Walk into any public building such as a mall, grocery store or movie theater and you will see thousands of products all very beautifully wrapped in shiny multi-coloured plastic packaging. Soft-drink bottles, chocolate bars, yogurt, cereal and even fruit and vegetables wrapped up in plastic. Hard plastic, soft plastic, clear plastic, colourful plastic.
Now, there is no doubt that plastic is one of, if not the most abundant and useful material in the world. I actually don’t know how much of what we see around us would even be possible without plastic – especially in terms of technology such as electronics and transportation. However, most people don’t recycle at home and most businesses don’t recycle. So, there is this massive amount of plastic being generated and most of it is just ending up in a landfill – you know the place where a huge pile of waste is put into the ground? I really don’t know much about the various kinds of plastic but from what i have read it is an extremely long lasting material which brings me to my main point – why do we use an incredibly long lasting material for items that only last a days or a week or two at most? Ice cream, soft drinks, chocolate, cigarettes – all fast moving consumer goods, are all heavily packaged in plastic, yet only last a few days or weeks on the shelves and then a matter of minutes or hours after being consumed. The packaging is then thrown into the trash.
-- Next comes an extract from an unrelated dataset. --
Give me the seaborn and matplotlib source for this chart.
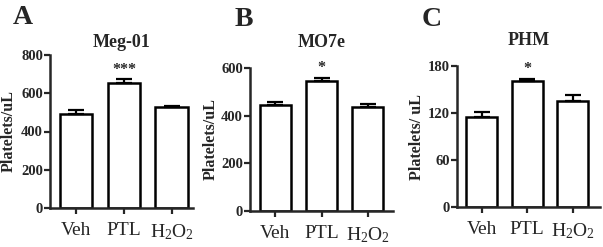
import matplotlib
matplotlib.use("Agg")
import matplotlib.pyplot as plt
import numpy as np
import pandas as pd
import seaborn as sns

sns.set_style("ticks")
plt.rcParams["font.family"] = ["Liberation Serif", "DejaVu Serif"]
plt.rcParams["mathtext.fontset"] = "custom"
plt.rcParams["mathtext.rm"] = "Liberation Serif"
plt.rcParams["mathtext.it"] = "Liberation Serif:italic"
plt.rcParams["mathtext.bf"] = "Liberation Serif:bold"

treatments = ["Veh", "PTL", r"H$\mathregular{_2}$O$\mathregular{_2}$"]

meg01_mean = [490, 655, 526]
meg01_sem = [22, 18, 5]
mo7e_mean = [445, 547, 438]
mo7e_sem = [14, 12, 10]
phm_mean = [115, 161, 135.5]
phm_sem = [6, 3, 7]

significance = [["", "***", ""], ["", "*", ""], ["", "*", ""]]
panel_letters = ["A", "B", "C"]
titles = ["Meg-01", "MO7e", "PHM"]
ylabels = ["Platelets/uL", "Platelets/uL", "Platelets/ uL"]
yticks = [np.arange(0, 801, 200), np.arange(0, 601, 200), np.arange(0, 181, 60)]

W, H = 603, 247
fig = plt.figure(figsize=(W / 100, H / 100), dpi=100)


def px_axes(left, right, top, bottom):
    return fig.add_axes([left / W, 1 - bottom / H, (right - left) / W, (bottom - top) / H])


axes = [
    px_axes(50, 193, 55, 208),
    px_axes(250, 393, 68, 211),
    px_axes(457, 600, 66, 207),
]
xlims = [(-0.55, 2.45), (-0.55, 2.55), (-0.54, 2.6)]
title_pads = [6, 15, 15]
ylabel_x = [9, 211, 417]
letter_pos = [(23, 17), (244, 19), (432, 19)]

data = [(meg01_mean, meg01_sem), (mo7e_mean, mo7e_sem), (phm_mean, phm_sem)]

for i, ax in enumerate(axes):
    means, sems = data[i]
    df = pd.DataFrame({"treatment": treatments, "count": means})
    sns.barplot(
        data=df, x="treatment", y="count", ax=ax, color="white",
        edgecolor="black", linewidth=1.8, width=0.68, errorbar=None,
    )
    ax.errorbar(
        range(len(means)), means, yerr=[np.zeros(len(sems)), sems], fmt="none",
        ecolor="black", elinewidth=1.6, capsize=6, capthick=1.6, zorder=1,
    )
    for j, mark in enumerate(significance[i]):
        if mark:
            ax.annotate(mark, (j, means[j] + sems[j]), xytext=(0, 1),
                        textcoords="offset points", ha="center", va="bottom",
                        fontsize=11.5, fontweight="bold")

    ax.set_xlim(*xlims[i])
    ax.set_ylim(0, yticks[i][-1])
    ax.set_yticks(yticks[i])
    ax.set_yticklabels([str(v) for v in yticks[i]], fontweight="bold", fontsize=10.5)
    ax.tick_params(axis="x", labelsize=14, length=4, width=1.6, pad=6)
    ax.tick_params(axis="y", length=4, width=1.6, pad=1)
    ax.set_xlabel("")
    ax.set_ylabel("")
    for side in ["left", "bottom"]:
        ax.spines[side].set_linewidth(1.8)
    sns.despine(ax=ax)

    ax.set_title(titles[i], fontsize=13, fontweight="bold", pad=title_pads[i])
    pos = ax.get_position()
    fig.text(ylabel_x[i] / W, (pos.y0 + pos.y1) / 2, ylabels[i], rotation=90,
             ha="center", va="center", fontsize=11.5, fontweight="bold")
    fig.text(letter_pos[i][0] / W, 1 - letter_pos[i][1] / H, panel_letters[i],
             ha="center", va="center", fontsize=20, fontweight="bold")

fig.savefig("out.png", dpi=100)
Many of these product companies show a little man throwing his trash so responsibly into a bin on the packaging of their products- where do they think this is actually going? Do they care at all if the packaging that they create in such enormous quantities ends up in a landfill, a river or on the streets? Once the sale is done do they care? Should they care?
I believe that any company which creates something which is going to be around for decades or centuries has the responsibility to care about what happens to it after the sale is over. I suppose it’s just part of our short-sighted money driven culture – to not know or care what happens once the money is in the bank. But when the landfills are over-flowing (already happening in Johannesburg – seen it with my own eyes), what are we going to do about it? Some companies are now adding information about what the packaging is made from and encouraging consumers to recycle, which is good. Some retailers even have recycling bins outside their stores. Personally, I try to stay away from items packaged in plastic (not always possible). If unavoidable, I separate and recycle everything that I can. If I’m traveling or I can’t keep my empty plastic bottle or wrappers on me until I find a recycling spot, only then will I reluctantly put it into the bin. Even then – making sure the empty container is clean (if possible) ensures that it is recyclable. If the waste company servicing that particular bin happens to separate and recycle then at least that container is averted from ending up in a landfill and the methane which may be generated from rotting food left inside the container is also avoided.
Crazy idea, but I think where possible, the packaging material of products should be inline with the lifespan of the product. So projects like infrastructure, telecommunications, transport – things that will be important for a very long time to come should harness the longevity of plastic, while things like junk food and FMCG products should be forced to use short-term materials or at least biodegradable materials due to the massive quantities they are produced in and their very short life spans.
I think we will see far more biodegradable packaging in the near future and I hope companies which produce large volumes of plastic begin to think about the unnecessary impact they are having on the environment. Hopefully there will also be tighter regulations on the production of these materials. Thanks for reading!